Entries from a dataset
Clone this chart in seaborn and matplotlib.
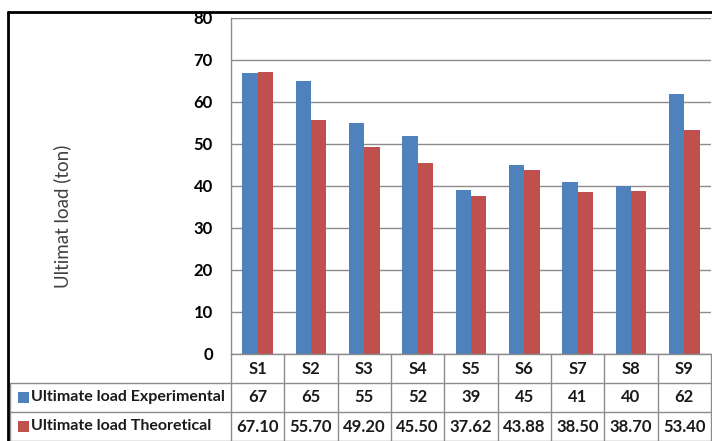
import pandas as pd
import seaborn as sns
import matplotlib.pyplot as plt
from matplotlib.transforms import blended_transform_factory
from matplotlib.lines import Line2D
from matplotlib.patches import Rectangle

# veriler
specimens = ['S1', 'S2', 'S3', 'S4', 'S5', 'S6', 'S7', 'S8', 'S9']
experimental = [67, 65, 55, 52, 39, 45, 41, 40, 62]
theoretical = [67.10, 55.70, 49.20, 45.50, 37.62, 43.88, 38.50, 38.70, 53.40]
exp_labels = ['67', '65', '55', '52', '39', '45', '41', '40', '62']
theo_labels = ['67.10', '55.70', '49.20', '45.50', '37.62', '43.88', '38.50', '38.70', '53.40']
series_names = ['Ultimate load Experimental', 'Ultimate load Theoretical']
colors = ['#4F81BD', '#C0504D']

df = pd.DataFrame({
    'Specimen': specimens * 2,
    'Load': experimental + theoretical,
    'Series': [series_names[0]] * len(specimens) + [series_names[1]] * len(specimens)
})

sns.set_style('white')
plt.rcParams['font.family'] = ['Lato', 'DejaVu Sans']

W, H = 712, 441
fig = plt.figure(figsize=(W / 100, H / 100), dpi=100)
ax = fig.add_axes([231 / W, 1 - 354 / H, 480 / W, 336 / H])

sns.barplot(data=df, x='Specimen', y='Load', hue='Series', palette=colors,
            width=0.57, gap=0, saturation=1, legend=False, linewidth=0, ax=ax)

grid_c = '#8c8c8c'
ax.set_ylim(0, 80)
ax.set_xlim(-0.5, len(specimens) - 0.5)
ax.set_yticks(range(0, 81, 10))
ax.yaxis.grid(True, color=grid_c, linewidth=1)
ax.set_axisbelow(True)
ax.set_xticks([])
ax.set_xlabel('')
ax.set_ylabel('')
for s in ['top', 'right']:
    ax.spines[s].set_visible(False)
for s in ['left', 'bottom']:
    ax.spines[s].set_color(grid_c)
    ax.spines[s].set_linewidth(1)
ax.tick_params(axis='y', length=5, color=grid_c, labelsize=12, pad=8, labelcolor='#000000')
for t in ax.get_yticklabels():
    t.set_fontweight('bold')

fig.text(62 / W, 1 - 216 / H, 'Ultimat load (ton)', rotation=90, ha='center', va='center',
         fontsize=13.5, color='#404040')

# tablo
tr = blended_transform_factory(ax.transData, fig.transFigure)
def fy(y):
    return 1 - y / H

row_tops = [354, 383, 412, 441]
for y in row_tops[1:]:
    fig.add_artist(Line2D([10 / W, 711 / W], [fy(y), fy(y)], transform=fig.transFigure,
                          color=grid_c, linewidth=1))
for i in range(len(specimens) + 1):
    fig.add_artist(Line2D([i - 0.5, i - 0.5], [fy(354), fy(441)], transform=tr,
                          color=grid_c, linewidth=1))
fig.add_artist(Line2D([10 / W, 10 / W], [fy(383), fy(441)], transform=fig.transFigure,
                      color=grid_c, linewidth=1))

tf = dict(ha='center', va='center', fontsize=12, fontweight='bold', color='#1a1a1a')
for i, sp in enumerate(specimens):
    fig.text(i, fy(368.5), sp, transform=tr, **tf)
    fig.text(i, fy(397.5), exp_labels[i], transform=tr, **tf)
    fig.text(i, fy(426.5), theo_labels[i], transform=tr, **tf)

for k, (name, c) in enumerate(zip(series_names, colors)):
    yc = 397.5 + 29 * k
    fig.add_artist(Rectangle((18 / W, fy(yc + 5)), 11 / W, 11 / H, transform=fig.transFigure,
                             facecolor=c, edgecolor='none'))
    fig.text(31 / W, fy(yc), name, ha='left', va='center', fontsize=11.5, fontweight='bold',
             color='#1a1a1a')

# siyah çerçeve
fig.add_artist(Line2D([8 / W, 8 / W], [fy(12), 0], transform=fig.transFigure, color='black', linewidth=2))
fig.add_artist(Line2D([8 / W, 1], [fy(12), fy(12)], transform=fig.transFigure, color='black', linewidth=2))

fig.savefig('out.png', dpi=100)
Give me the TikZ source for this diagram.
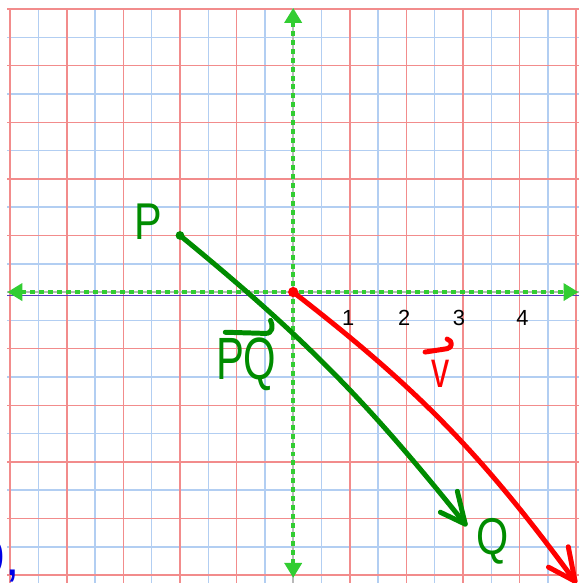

▶ [What the task requires]:
Reproduce each entry precisely, dropping only the pictures.

▶ [The answer]:
Clone this chart in seaborn and matplotlib.
import pandas as pd
import seaborn as sns
import matplotlib.pyplot as plt
from matplotlib.transforms import blended_transform_factory
from matplotlib.lines import Line2D
from matplotlib.patches import Rectangle

# veriler
specimens = ['S1', 'S2', 'S3', 'S4', 'S5', 'S6', 'S7', 'S8', 'S9']
experimental = [67, 65, 55, 52, 39, 45, 41, 40, 62]
theoretical = [67.10, 55.70, 49.20, 45.50, 37.62, 43.88, 38.50, 38.70, 53.40]
exp_labels = ['67', '65', '55', '52', '39', '45', '41', '40', '62']
theo_labels = ['67.10', '55.70', '49.20', '45.50', '37.62', '43.88', '38.50', '38.70', '53.40']
series_names = ['Ultimate load Experimental', 'Ultimate load Theoretical']
colors = ['#4F81BD', '#C0504D']

df = pd.DataFrame({
    'Specimen': specimens * 2,
    'Load': experimental + theoretical,
    'Series': [series_names[0]] * len(specimens) + [series_names[1]] * len(specimens)
})

sns.set_style('white')
plt.rcParams['font.family'] = ['Lato', 'DejaVu Sans']

W, H = 712, 441
fig = plt.figure(figsize=(W / 100, H / 100), dpi=100)
ax = fig.add_axes([231 / W, 1 - 354 / H, 480 / W, 336 / H])

sns.barplot(data=df, x='Specimen', y='Load', hue='Series', palette=colors,
            width=0.57, gap=0, saturation=1, legend=False, linewidth=0, ax=ax)

grid_c = '#8c8c8c'
ax.set_ylim(0, 80)
ax.set_xlim(-0.5, len(specimens) - 0.5)
ax.set_yticks(range(0, 81, 10))
ax.yaxis.grid(True, color=grid_c, linewidth=1)
ax.set_axisbelow(True)
ax.set_xticks([])
ax.set_xlabel('')
ax.set_ylabel('')
for s in ['top', 'right']:
    ax.spines[s].set_visible(False)
for s in ['left', 'bottom']:
    ax.spines[s].set_color(grid_c)
    ax.spines[s].set_linewidth(1)
ax.tick_params(axis='y', length=5, color=grid_c, labelsize=12, pad=8, labelcolor='#000000')
for t in ax.get_yticklabels():
    t.set_fontweight('bold')

fig.text(62 / W, 1 - 216 / H, 'Ultimat load (ton)', rotation=90, ha='center', va='center',
         fontsize=13.5, color='#404040')

# tablo
tr = blended_transform_factory(ax.transData, fig.transFigure)
def fy(y):
    return 1 - y / H

row_tops = [354, 383, 412, 441]
for y in row_tops[1:]:
    fig.add_artist(Line2D([10 / W, 711 / W], [fy(y), fy(y)], transform=fig.transFigure,
                          color=grid_c, linewidth=1))
for i in range(len(specimens) + 1):
    fig.add_artist(Line2D([i - 0.5, i - 0.5], [fy(354), fy(441)], transform=tr,
                          color=grid_c, linewidth=1))
fig.add_artist(Line2D([10 / W, 10 / W], [fy(383), fy(441)], transform=fig.transFigure,
                      color=grid_c, linewidth=1))

tf = dict(ha='center', va='center', fontsize=12, fontweight='bold', color='#1a1a1a')
for i, sp in enumerate(specimens):
    fig.text(i, fy(368.5), sp, transform=tr, **tf)
    fig.text(i, fy(397.5), exp_labels[i], transform=tr, **tf)
    fig.text(i, fy(426.5), theo_labels[i], transform=tr, **tf)

for k, (name, c) in enumerate(zip(series_names, colors)):
    yc = 397.5 + 29 * k
    fig.add_artist(Rectangle((18 / W, fy(yc + 5)), 11 / W, 11 / H, transform=fig.transFigure,
                             facecolor=c, edgecolor='none'))
    fig.text(31 / W, fy(yc), name, ha='left', va='center', fontsize=11.5, fontweight='bold',
             color='#1a1a1a')

# siyah çerçeve
fig.add_artist(Line2D([8 / W, 8 / W], [fy(12), 0], transform=fig.transFigure, color='black', linewidth=2))
fig.add_artist(Line2D([8 / W, 1], [fy(12), fy(12)], transform=fig.transFigure, color='black', linewidth=2))

fig.savefig('out.png', dpi=100)
Give me the TikZ source for this diagram.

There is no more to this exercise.